Jackie insisted that Nellie move to the front for this finale. She took her place, looked at Ken, and launched herself, the ensemble, and the piece, proceeding to show us what rejoicing really sounds like. We heard why Bach is great, we heard what a cello can do, and we heard why Nellie should be playing it. Ooh, child.

Cello spirituals on the radio

Walked into WRTI on Saturday to tape a few more Now is the Time shows, and Mark Pinto was there holding down the fort, cataloging CDs during the Rigoletto broadcast and preparing for his post-opera airtime. “Hey, I’ve programmed your cello spirituals on New Releases,” he said.

“Fantastic, thanks!” I answer, “when will they be on?”

“Four o’clock.”

“Oh…today, you mean?!”

So that was it. On the air, for everybody.

I took a break from my taping at 4:00 and potted up the air monitor in the studio to have a listen. (The CD, with audio samples, is hereAmerican Spirituals, Book Two are tracks 11–13.) Anne and Paul sounded good as ever.
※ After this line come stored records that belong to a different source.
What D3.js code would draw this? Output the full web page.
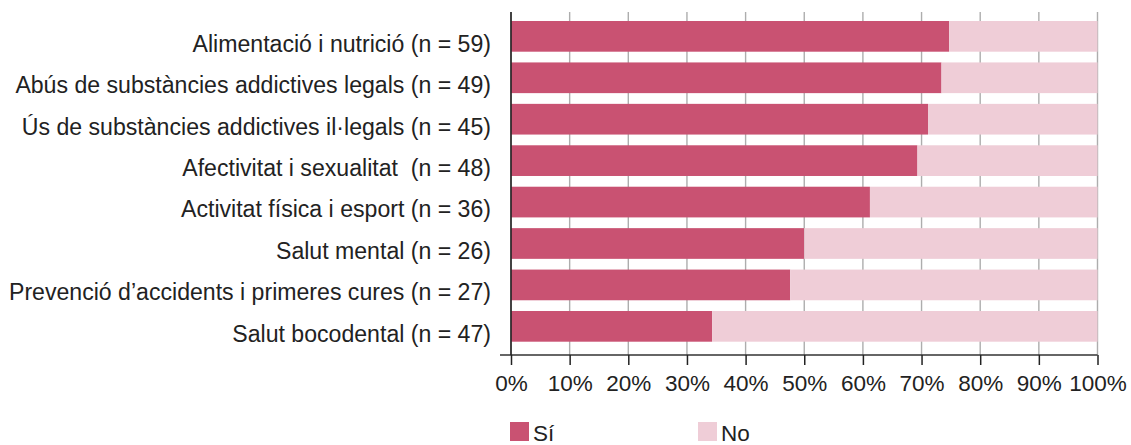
<!DOCTYPE html>
<html>
<head>
<meta charset="utf-8">
<script src="https://cdn.jsdelivr.net/npm/d3@7"></script>
<style>
  html, body { margin: 0; padding: 0; background: #fff; }
  svg { display: block; }
  text { font-family: "Liberation Sans", Arial, Helvetica, sans-serif; fill: #222; }
</style>
</head>
<body>
<svg id="chart" width="1131" height="445"></svg>
<script>
// Health-education topics, sample sizes and share answering "Sí" (%)
const categories = [
  "Alimentació i nutrició",
  "Abús de substàncies addictives legals",
  "Ús de substàncies addictives il·legals",
  "Afectivitat i sexualitat ",
  "Activitat física i esport",
  "Salut mental",
  "Prevenció d’accidents i primeres cures",
  "Salut bocodental"
];
const sampleSizes = [59, 49, 45, 48, 36, 26, 27, 47];
const siValues = [74.7, 73.4, 71.1, 69.3, 61.2, 50.0, 47.6, 34.3];
const noValues = siValues.map(v => 100 - v);
const tickValues = [0, 10, 20, 30, 40, 50, 60, 70, 80, 90, 100];
const seriesNames = ["Sí", "No"];
const seriesColors = ["#c95272", "#efcdd7"];

const svg = d3.select("#chart");

const x = d3.scaleLinear().domain([0, 100]).range([511, 1097.5]);
const y = d3.scaleBand().domain(categories).range([21, 341.7]).paddingInner(0.259).paddingOuter(0);
const gridTop = 12, axisY = 355;

// vertical gridlines
svg.append("g")
  .selectAll("line")
  .data(tickValues)
  .join("line")
  .attr("x1", d => x(d)).attr("x2", d => x(d))
  .attr("y1", gridTop).attr("y2", axisY)
  .attr("stroke", "#adadad")
  .attr("stroke-width", 1.4);

// stacked bars
const rows = categories.map((c, i) => ({ cat: c, si: siValues[i], no: noValues[i] }));
const stack = d3.stack().keys(["si", "no"])(rows);
svg.append("g")
  .selectAll("g")
  .data(stack)
  .join("g")
  .attr("fill", (d, i) => seriesColors[i])
  .selectAll("rect")
  .data(d => d)
  .join("rect")
  .attr("x", d => x(d[0]))
  .attr("width", d => x(d[1]) - x(d[0]))
  .attr("y", d => y(d.data.cat))
  .attr("height", y.bandwidth());

// x axis
const xAxis = d3.axisBottom(x)
  .tickValues(tickValues)
  .tickFormat(d => d + "%")
  .tickSize(10)
  .tickPadding(10)
  .tickSizeOuter(0);
const gx = svg.append("g").attr("transform", `translate(0,${axisY})`).call(xAxis);
gx.select(".domain").attr("stroke", "#333").attr("stroke-width", 1.6)
  .attr("d", `M${x(0) - 11},0H${x(100)}`);
gx.selectAll(".tick line").attr("stroke", "#222").attr("stroke-width", 1.5);
gx.selectAll(".tick text")
  .attr("fill", "#222")
  .style("font-size", "22.5px")
  .style("font-family", "'Liberation Sans', Arial, sans-serif");

// vertical axis line
svg.append("line")
  .attr("x1", x(0)).attr("x2", x(0))
  .attr("y1", gridTop).attr("y2", axisY)
  .attr("stroke", "#222").attr("stroke-width", 1.6);

// category labels
svg.append("g")
  .selectAll("text")
  .data(categories)
  .join("text")
  .attr("x", 491)
  .attr("y", d => y(d) + y.bandwidth() / 2 + 15.4)
  .attr("text-anchor", "end")
  .style("font-size", "23.1px")
  .style("white-space", "pre")
  .text((d, i) => `${d} (n = ${sampleSizes[i]})`);

// legend
const legendX = [510, 698];
const lg = svg.append("g")
  .selectAll("g")
  .data(seriesNames)
  .join("g")
  .attr("transform", (d, i) => `translate(${legendX[i]},422)`);
lg.append("rect").attr("width", 19).attr("height", 19).attr("fill", (d, i) => seriesColors[i]);
lg.append("text").attr("x", 23).attr("y", 19).style("font-size", "22.5px").text(d => d);
</script>
</body>
</html>
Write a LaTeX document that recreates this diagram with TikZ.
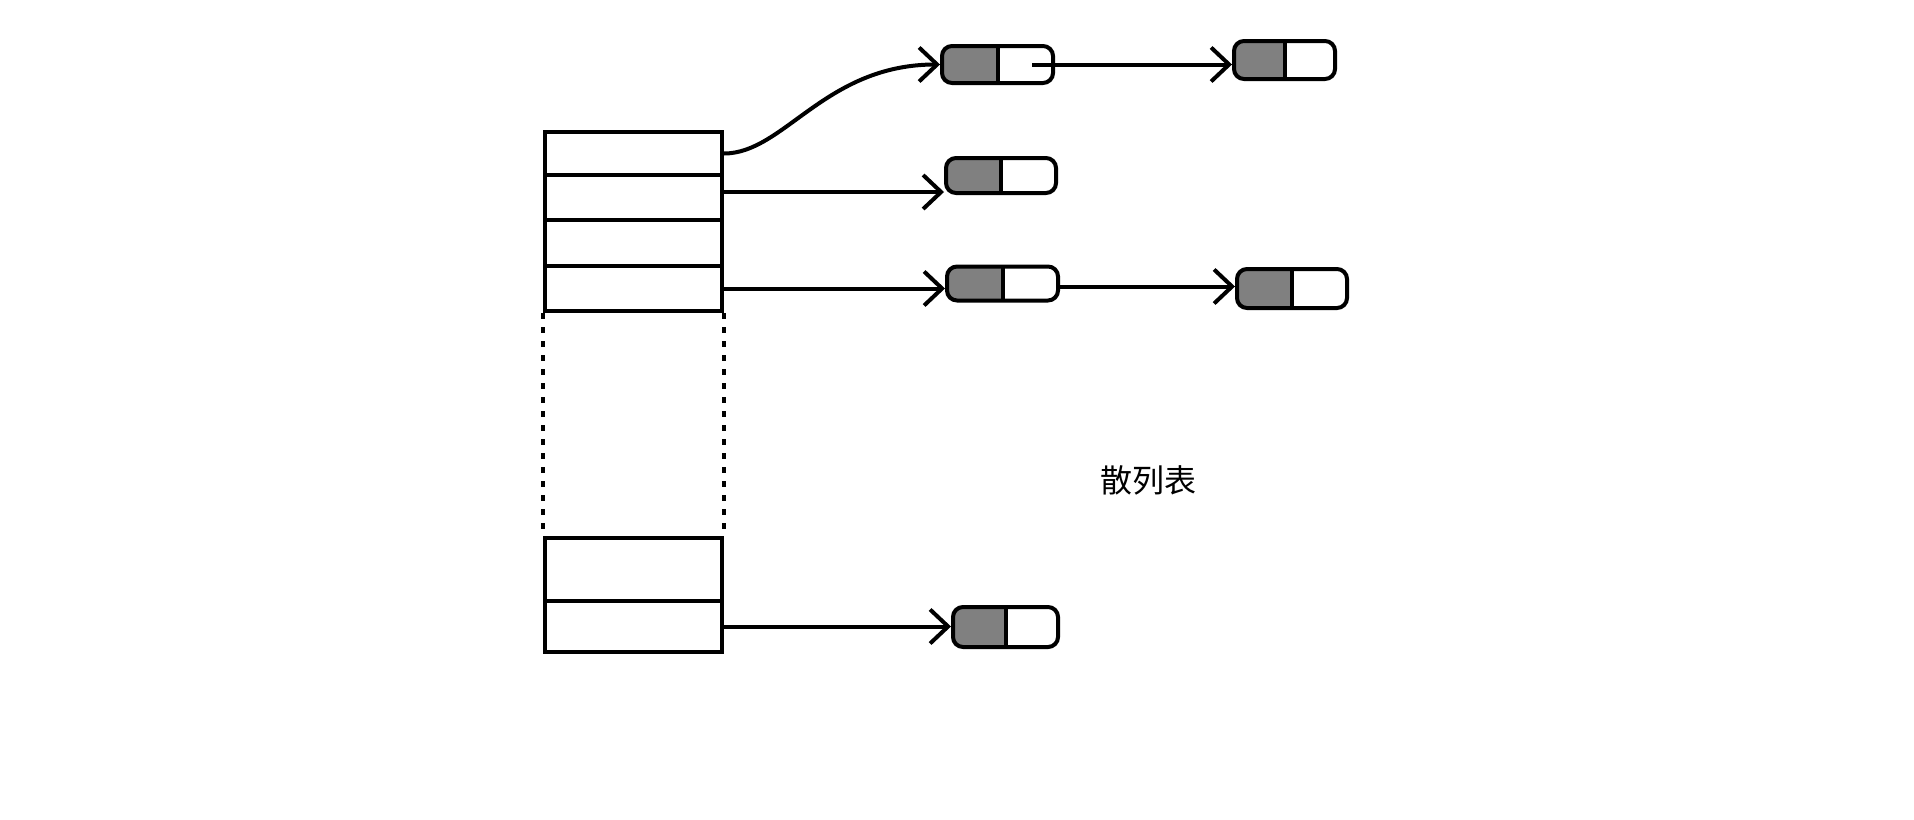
\documentclass[tikz,border=0pt]{standalone}
\usepackage{fontspec}
\newfontfamily\cjk{Noto Sans CJK SC}
\usetikzlibrary{arrows.meta}
\usetikzlibrary{calc}

\begin{document}
\begin{tikzpicture}[x=0.5pt,y=-0.5pt,
  slotbox/.style={draw,line width=2pt,inner sep=0pt,minimum width=88.5pt},
  listnode/.style={draw,line width=2pt,rounded corners=5pt,inner sep=0pt,
    path picture={
      \fill[gray,sharp corners] (path picture bounding box.south west) rectangle ($(path picture bounding box.north west)!0.5!(path picture bounding box.north east)$);
      \draw[line width=2pt] ($(path picture bounding box.south west)!0.5!(path picture bounding box.south east)$) -- ($(path picture bounding box.north west)!0.5!(path picture bounding box.north east)$);
    }},
  link/.style={-{Straight Barb[length=9pt,width=17pt]},line width=2pt}]
\useasboundingbox (0,0) rectangle (1914,819);
% hash table buckets
\node[slotbox,minimum height=21.5pt] (slot1) at (633.5,153.5) {};
\node[slotbox,minimum height=22.5pt] (slot2) at (633.5,197.5) {};
\node[slotbox,minimum height=23pt] (slot3) at (633.5,243) {};
\node[slotbox,minimum height=22.5pt] (slot4) at (633.5,288.5) {};
\node[slotbox,minimum height=31.5pt] (slotm) at (633.5,569.5) {};
\node[slotbox,minimum height=25.5pt] (slotn) at (633.5,626.5) {};
\draw[line width=2pt,dash pattern=on 3pt off 4pt] (slot4.south west) -- (slotm.north west);
\draw[line width=2pt,dash pattern=on 3pt off 4pt] (slot4.south east) -- (slotm.north east);
% list nodes
\node[listnode,minimum width=55.5pt,minimum height=18.5pt] (n1) at (997.5,64.5) {};
\node[listnode,minimum width=50.5pt,minimum height=19pt] (n1b) at (1284.5,60) {};
\node[listnode,minimum width=55pt,minimum height=17.5pt] (n2) at (1001,175.5) {};
\node[listnode,minimum width=55.5pt,minimum height=17pt] (n3) at (1002.5,283.5) {};
\node[listnode,minimum width=55pt,minimum height=19.5pt] (n3b) at (1292,288.5) {};
\node[listnode,minimum width=52.5pt,minimum height=20pt] (n4) at (1005.5,627) {};
\node[font=\cjk\fontsize{16pt}{19pt}\selectfont] (title) at (1148,480) {散列表};
% links
\draw[link] (slot1.east) .. controls ($(slot1.east)+(60,0)$) and ($(n1.west)+(-115,0)$) .. (n1.west);
\draw[link] ([yshift=2.75pt]slot2.east) -- ([yshift=2.75pt]slot2.east -| n2.west);
\draw[link] (slot4.east) -- (slot4.east -| n3.west);
\draw[link] (slotn.east) -- (slotn.east -| n4.west);
\coordinate (n1p) at ($(n1.center)!0.6!(n1.east)$);
\draw[link] (n1p) -- (n1p -| n1b.west);
\draw[link] ([yshift=-1.5pt]n3.east) -- ([yshift=-1.5pt]n3.east -| n3b.west);
\end{tikzpicture}
\end{document}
Here’s where we made that octave change, oh, right, here’s that added rubato, and now here comes that whole bar we added. Funny how you live with and worry over a piece for months, and then—at some point—it’s just music, not yours anymore. Yours, yes, but not yours because there’s nothing you can do about it. Not anymore. Happened twice to me this weekend, as I just finished my string quartet, and since I was well ahead of any deadline I had to force myself to give it up to the players. I’d still be messing with it otherwise. It’s a piece of music, just let it go, it’s not yours anymore.

Now it’s for everybody.

Update: CD and sheet music published by Paul Jones Music in the collection Sacred Music for Cello.